Rep. Scott Desjarlais

Rep. Scott Desjarlais, a medical doctor, is perhaps best known for his attempt to pressure his patient, with whom he was having an affair, into having an abortion when she became pregnant. While the congressman has repeatedly run on his anti-abortion credentials, his divorce papers also revealed he had supported his wife in having two abortions. Politico‘s Chas Sisk labeled DeJarlais  “the biggest hypocrite in Congress.”

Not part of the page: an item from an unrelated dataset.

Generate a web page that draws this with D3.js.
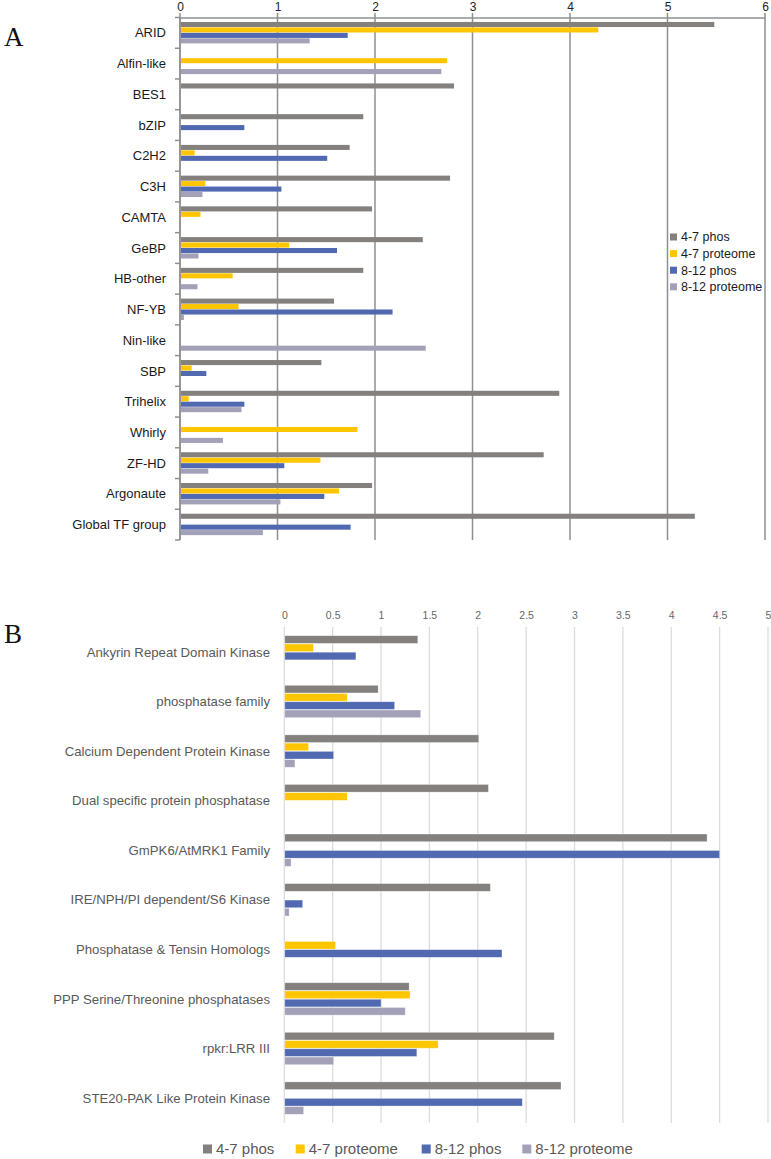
<!DOCTYPE html>
<html><head><meta charset="utf-8">
<script src="https://cdn.jsdelivr.net/npm/d3@7"></script>
<style>body{margin:0;background:#fff}svg{display:block}</style>
</head><body>
<svg id="c" width="771" height="1159"></svg>
<script>
const seriesNames = ["4-7 phos","4-7 proteome","8-12 phos","8-12 proteome"];
const seriesColors = ["#83807d","#ffc600","#5069b1","#a3a1b8"];

// Panel A
const catsA = ["ARID","Alfin-like","BES1","bZIP","C2H2","C3H","CAMTA","GeBP","HB-other","NF-YB","Nin-like","SBP","Trihelix","Whirly","ZF-HD","Argonaute","Global TF group"];
const a47phos  = [5.48,0,2.81,1.88,1.74,2.77,1.97,2.49,1.88,1.58,0,1.45,3.89,0,3.73,1.97,5.28];
const a47prot  = [4.29,2.74,0,0,0.15,0.26,0.21,1.12,0.54,0.60,0,0.12,0.09,1.82,1.44,1.63,0];
const a812phos = [1.72,0,0,0.66,1.51,1.04,0,1.61,0,2.18,0,0.27,0.66,0,1.07,1.48,1.75];
const a812prot = [1.33,2.68,0,0,0,0.23,0,0.19,0.18,0.04,2.52,0,0.63,0.44,0.29,1.03,0.85];
const ticksA = [0,1,2,3,4,5,6];

// Panel B
const catsB = ["Ankyrin Repeat Domain Kinase","phosphatase family","Calcium Dependent Protein Kinase","Dual specific protein phosphatase","GmPK6/AtMRK1 Family","IRE/NPH/PI dependent/S6 Kinase","Phosphatase & Tensin Homologs","PPP Serine/Threonine phosphatases","rpkr:LRR III","STE20-PAK Like Protein Kinase"];
const b47phos  = [1.38,0.97,2.01,2.11,4.37,2.13,0,1.29,2.79,2.86];
const b47prot  = [0.30,0.65,0.25,0.65,0,0,0.53,1.30,1.59,0];
const b812phos = [0.74,1.14,0.51,0,4.50,0.19,2.25,1.00,1.37,2.46];
const b812prot = [0,1.41,0.11,0,0.07,0.05,0,1.25,0.51,0.20];
const ticksB = [0,0.5,1,1.5,2,2.5,3,3.5,4,4.5,5];

const svg = d3.select("#c");
const font = "'Liberation Sans', Arial, sans-serif";

function rows(cats, arrs){
  return cats.map((c,i)=>({cat:c, vals: arrs.map((a,j)=>({s:seriesNames[j], v:a[i], j}))}));
}

// ---------- Panel A ----------
{
  const x = d3.scaleLinear().domain([0,6]).range([180,765]);
  const y = d3.scaleBand().domain(catsA).range([17.5,540]).paddingInner(0.29).paddingOuter(0.145);
  const yi = d3.scaleBand().domain(seriesNames).range([0,y.bandwidth()]);
  const g = svg.append("g");
  const step = (540-17.5)/catsA.length;
  g.selectAll("line.grid").data(x.ticks(6)).join("line")
    .attr("x1",d=>x(d)).attr("x2",d=>x(d)).attr("y1",13).attr("y2",540)
    .attr("stroke","#8f8f8f").attr("stroke-width",1.5);
  const ax = g.append("g").attr("transform","translate(0,17.5)")
    .call(d3.axisTop(x).tickValues(ticksA).tickSize(0).tickPadding(7).tickFormat(d3.format("d")));
  ax.select(".domain").attr("stroke","#8f8f8f").attr("stroke-width",1.5);
  ax.selectAll("text").attr("font-family",font).attr("font-size",12).attr("fill","#222");
  const grp = g.selectAll("g.cat").data(rows(catsA,[a47phos,a47prot,a812phos,a812prot])).join("g")
    .attr("transform",d=>`translate(0,${y(d.cat)})`);
  grp.selectAll("rect").data(d=>d.vals.filter(v=>v.v>0)).join("rect")
    .attr("x",x(0)+1).attr("y",d=>yi(d.s)).attr("height",yi.bandwidth()-0.4)
    .attr("width",d=>x(d.v)-x(0)-1).attr("fill",d=>seriesColors[d.j]);
  g.append("line").attr("x1",180).attr("x2",180).attr("y1",17.5).attr("y2",540).attr("stroke","#8f8f8f").attr("stroke-width",1.5);
  g.selectAll("line.ct").data(d3.range(catsA.length+1)).join("line")
    .attr("x1",175).attr("x2",180).attr("y1",i=>17.5+i*step).attr("y2",i=>17.5+i*step)
    .attr("stroke","#8f8f8f").attr("stroke-width",1.5);
  g.selectAll("text.cl").data(catsA).join("text")
    .attr("x",166).attr("y",d=>y(d)+y.bandwidth()/2).attr("dy","0.35em").attr("text-anchor","end")
    .attr("font-family",font).attr("font-size",13).attr("fill","#1a1a1a").text(d=>d);
  const lg = g.append("g").attr("transform","translate(670,237)");
  seriesNames.forEach((s,i)=>{
    lg.append("rect").attr("x",0).attr("y",i*16.6-3.5).attr("width",7).attr("height",7).attr("fill",seriesColors[i]);
    lg.append("text").attr("x",11).attr("y",i*16.6).attr("dy","0.35em").attr("font-family",font).attr("font-size",12.5).attr("fill","#1a1a1a").text(s);
  });
  svg.append("text").attr("x",4).attr("y",46).attr("font-family","'Liberation Serif','DejaVu Serif',serif").attr("font-size",27).attr("fill","#111").text("A");
}

// ---------- Panel B ----------
{
  const x = d3.scaleLinear().domain([0,5]).range([284.3,768]);
  const y = d3.scaleBand().domain(catsB).range([627,1123]).paddingInner(0.335).paddingOuter(0.17);
  const yi = d3.scaleBand().domain(seriesNames).range([0,y.bandwidth()]);
  const g = svg.append("g");
  g.selectAll("line.grid").data(ticksB).join("line")
    .attr("x1",d=>x(d)).attr("x2",d=>x(d)).attr("y1",627).attr("y2",1123)
    .attr("stroke","#dcdcdc").attr("stroke-width",1.3);
  const ax = g.append("g").attr("transform","translate(0,619)")
    .call(d3.axisTop(x).tickValues(ticksB).tickSize(0).tickPadding(0).tickFormat(d=>String(d)));
  ax.select(".domain").remove();
  ax.selectAll("text").attr("font-family",font).attr("font-size",10.5).attr("fill","#666");
  const grp = g.selectAll("g.cat").data(rows(catsB,[b47phos,b47prot,b812phos,b812prot])).join("g")
    .attr("transform",d=>`translate(0,${y(d.cat)})`);
  grp.selectAll("rect").data(d=>d.vals.filter(v=>v.v>0)).join("rect")
    .attr("x",x(0)+0.5).attr("y",d=>yi(d.s)+0.3).attr("height",yi.bandwidth()-0.6)
    .attr("width",d=>x(d.v)-x(0)-0.5).attr("fill",d=>seriesColors[d.j])
    .attr("stroke","#ffffff").attr("stroke-opacity",0.5).attr("stroke-width",0.6);
  g.selectAll("text.cl").data(catsB).join("text")
    .attr("x",270).attr("y",d=>y(d)+y.bandwidth()/2).attr("dy","0.35em").attr("text-anchor","end")
    .attr("font-family",font).attr("font-size",13.2).attr("fill","#595959").text(d=>d);
  const lx = [203,295.7,421.7,522.3];
  seriesNames.forEach((s,i)=>{
    g.append("rect").attr("x",lx[i]).attr("y",1144.5).attr("width",9).attr("height",9).attr("fill",seriesColors[i]);
    g.append("text").attr("x",lx[i]+13).attr("y",1149).attr("dy","0.35em").attr("font-family",font).attr("font-size",15).attr("fill","#595959").text(s);
  });
  svg.append("text").attr("x",4).attr("y",643).attr("font-family","'Liberation Serif','DejaVu Serif',serif").attr("font-size",27).attr("fill","#111").text("B");
}
</script>
</body></html>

Desjarlais made headlines again in 2015 for voting for a later abortion ban. A spokesperson for the Tennessee Republican told the Times Free Press that the vote was in accordance with the congressman’s record:

“Congressman DesJarlais was proud to vote in favor of this legislation,” said his spokesman Robert Jameson, who added that DesJarlais has maintained a “100 percent pro-life voting record” during his five years in Congress and “has always advocated for pro-life values.”

Indiana State Sen. Jim Banks

Indiana state Sen. Jim Banks (R-Columbia City) is one of the few candidates backed by the House Freedom Fund that has yet to win federal office, but his time in the state legislature has given him more than ample opportunity to demonstrate his opposition to reproductive health and rights.

Banks’ campaign website highlights the candidate’s “pro-life” position as a key issue for his race for the House, providing an extensive record of his anti-choice credentials and claiming that he is “running for Congress so that northeast Indiana continues to have a strong voice for innocent lives in Washington, D.C.” That page includes a laundry list of campaign promises, including amending the U.S. Constitution to give a fetus legal human rights, which could outlaw abortion and many forms of contraception; banning federal funding for abortion, though such a ban already exists; eliminating federal funding for any organization that performs abortions domestically or abroad; and opposing any change to the Republican platform on abortion.

The state senator’s site goes on to suggest that “it has been far too long since the Supreme Court discovered that women have a ‘right’ to have an abortion,” lamenting that much of the anti-choice movement’s work to shutter access to abortion in state legislatures hasn’t been replicated on a federal level and promising to address the issue if elected.

Included in his anti-choice resumé is a note that both Banks and his wife have been working in the movement to oppose choice since graduating college, when the two joined Focus on the Family, an organization that has spent millions of dollars promoting its extreme agenda, even devoting $2.5 million to run an anti-abortion ad during the 2010 Super Bowl. The two also worked together on the Allen County Right to Life Board of Directors, and Banks’ wife, Amanda, remains the board’s vice president.

But most extreme of all was the legislation Banks spearheaded while in the state legislature, which included several targeted regulation of abortion providers (TRAP) measures. Most recently the state senator sponsored Indiana’s SB 144, a bill that would modify the state’s 20-week abortion ban to outlaw the procedure once a fetal heartbeat could be detected, typically around six weeks’ gestation. In a statement on the bill, Banks claimed the law was needed because it “would protect unborn Hoosiers’ right to life and also includes important women’s health protections.”